ROCOR's support for extreme positions and ROCOR's support for the Greek Old Calendarists are actually different animals.  HTM did everything in its power to undermine ROCOR's communion with the GOC, because HTM wanted to be the only Greeks on the Old Calendar ("the only game in town.")  ROCOR was able to continue its official synodal stance of 1971--"the New Calendar is a grave error but only an ecumenical council can determine who has grace" while still supporting Greek Old Calenadrists.

I do not have anything positive to say about Fr Ambrose or his work so I will leave that one alone.  Needless to say, I am not someone who finds delight in extremist positions, but to trace it all to HTM is a bit extreme in and of itself. Let us recall that St John Maximovitch was a great supporter of the GOC, as was the Blessed Archbishop Leonty, neither of whom were extreme at all.
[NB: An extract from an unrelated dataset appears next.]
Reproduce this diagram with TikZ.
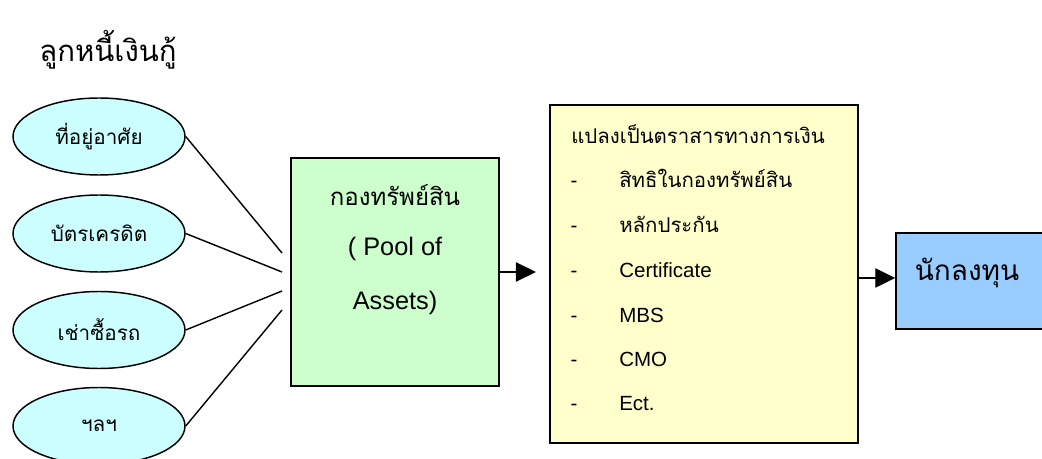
\documentclass[tikz,border=0pt]{standalone}
\usepackage{fontspec}
\setmainfont{Liberation Sans}
\newfontfamily\thaifont[Script=Thai]{Loma}
\usetikzlibrary{arrows.meta,shapes.geometric}

\newlength{\pxu}
\setlength{\pxu}{0.75pt}

\definecolor{ellfill}{HTML}{CCFFFF}
\definecolor{poolfill}{HTML}{CCFFCC}
\definecolor{secfill}{HTML}{FFFFCC}
\definecolor{invfill}{HTML}{99CCFF}

\tikzset{
  debtor/.style={ellipse, draw=black, line width=1.1pt, fill=ellfill,
    minimum width=172\pxu, minimum height=77\pxu, inner sep=0pt,
    font=\thaifont\fontsize{15.5}{18}\selectfont},
  boxnode/.style={draw=black, line width=1.1pt, inner sep=0pt},
  link/.style={line width=1.05pt},
  flow/.style={line width=1pt, -{Triangle[length=15pt,width=14.5pt]}},
  listth/.style={anchor=base west, inner sep=0pt, font=\thaifont\fontsize{15.3}{18}\selectfont},
  listen/.style={anchor=base west, inner sep=0pt, font=\fontsize{15.4}{18}\selectfont},
  listdash/.style={anchor=base, inner sep=0pt, font=\fontsize{15.4}{18}\selectfont},
}

\begin{document}
\begin{tikzpicture}[x=0.75pt, y=-0.75pt]
  \useasboundingbox (0,0) rectangle (1042,459);
  \fill[white] (0,0) rectangle (1042,459);

  % heading
  \node[font=\thaifont\fontsize{22}{26}\selectfont] (title) at (108,50) {ลูกหนี้เงินกู้};

  % kinds of loan receivables
  \node[debtor] (e1) at (99,136.5) {ที่อยู่อาศัย};
  \node[debtor] (e2) at (99,233.5) {บัตรเครดิต};
  \node[debtor] (e3) at (99,330) {เช่าซื้อรถ};
  \node[debtor] (e4) at (99,426) {ฯลฯ};

  % asset pool
  \node[boxnode, fill=poolfill, minimum width=208\pxu, minimum height=228\pxu]
    (pool) at (395,272) {};
  \node[font=\thaifont\fontsize{18}{22}\selectfont] (poolth) at (395,195) {กองทรัพย์สิน};
  \node[font=\fontsize{19}{22}\selectfont] (poolen1) at (395,249) {( Pool of};
  \node[font=\fontsize{19}{22}\selectfont] (poolen2) at (395,303) {Assets)};

  % converging lines into the pool
  \coordinate (j1) at (282,253);
  \coordinate (j2) at (282,272);
  \coordinate (j3) at (282,291);
  \coordinate (j4) at (282,310);
  \draw[link] (e1.east) -- (j1);
  \draw[link] (e2.east) -- (j2);
  \draw[link] (e3.east) -- (j3);
  \draw[link] (e4.east) -- (j4);

  % securities box
  \node[boxnode, fill=secfill, minimum width=308\pxu, minimum height=338\pxu]
    (sec) at (704,274) {};
  \node[listth] (sechead) at (571,144) {แปลงเป็นตราสารทางการเงิน};
  \node[listdash] (d1) at (574,188) {-};
  \node[listth] (it1) at (619,188) {สิทธิในกองทรัพย์สิน};
  \node[listdash] (d2) at (574,233) {-};
  \node[listth] (it2) at (619,233) {หลักประกัน};
  \node[listdash] (d3) at (574,278) {-};
  \node[listen] (it3) at (619,278) {Certificate};
  \node[listdash] (d4) at (574,323) {-};
  \node[listen] (it4) at (619,323) {MBS};
  \node[listdash] (d5) at (574,367) {-};
  \node[listen] (it5) at (619,367) {CMO};
  \node[listdash] (d6) at (574,411) {-};
  \node[listen] (it6) at (619,411) {Ect.};

  % investors
  \node[boxnode, fill=invfill, minimum width=150\pxu, minimum height=96\pxu]
    (inv) at (971,281) {};
  \node[font=\thaifont\fontsize{21}{25}\selectfont] (invtxt) at (967,273) {นักลงทุน};

  % flow arrows
  \draw[flow, shorten >=10pt] (pool.east) -- (pool.east -| sec.west);
  \draw[flow] ([yshift=2.25pt]inv.west -| sec.east) -- ([yshift=2.25pt]inv.west);
\end{tikzpicture}
\end{document}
In case you are wondering (as would be your right) where I get my information, my thesis in seminary was on Met Petros of Astoria, the bridge between the GOC and the ROCOR in America, and as part of my thesis I entered the ROCOR Synodal Archives (with a blessing of course) and photocopied over 350 pages of archival materials pertaining to this issue.  Of course my work required interpretation, but I believe I have stuck faithfully to the sources in my analysis.  I realize your mentioning of the Greek Old Calendarists was anecdotal, but given that this issue is my pet issue I just had to butt in. Sorry if I annoyed you.

Anastasios

(*unless you are talking about the so-called Milan Synod and the case of Fr Aidan, but that is an entirely different animal since the Milan Synod is considered schismatic by ROCOR and the GOC alike, and Fr Aidan's "bishops" were Old Catholics whom the deposed Metropolitan Eulogios of Milan accepted into communion without reordination!)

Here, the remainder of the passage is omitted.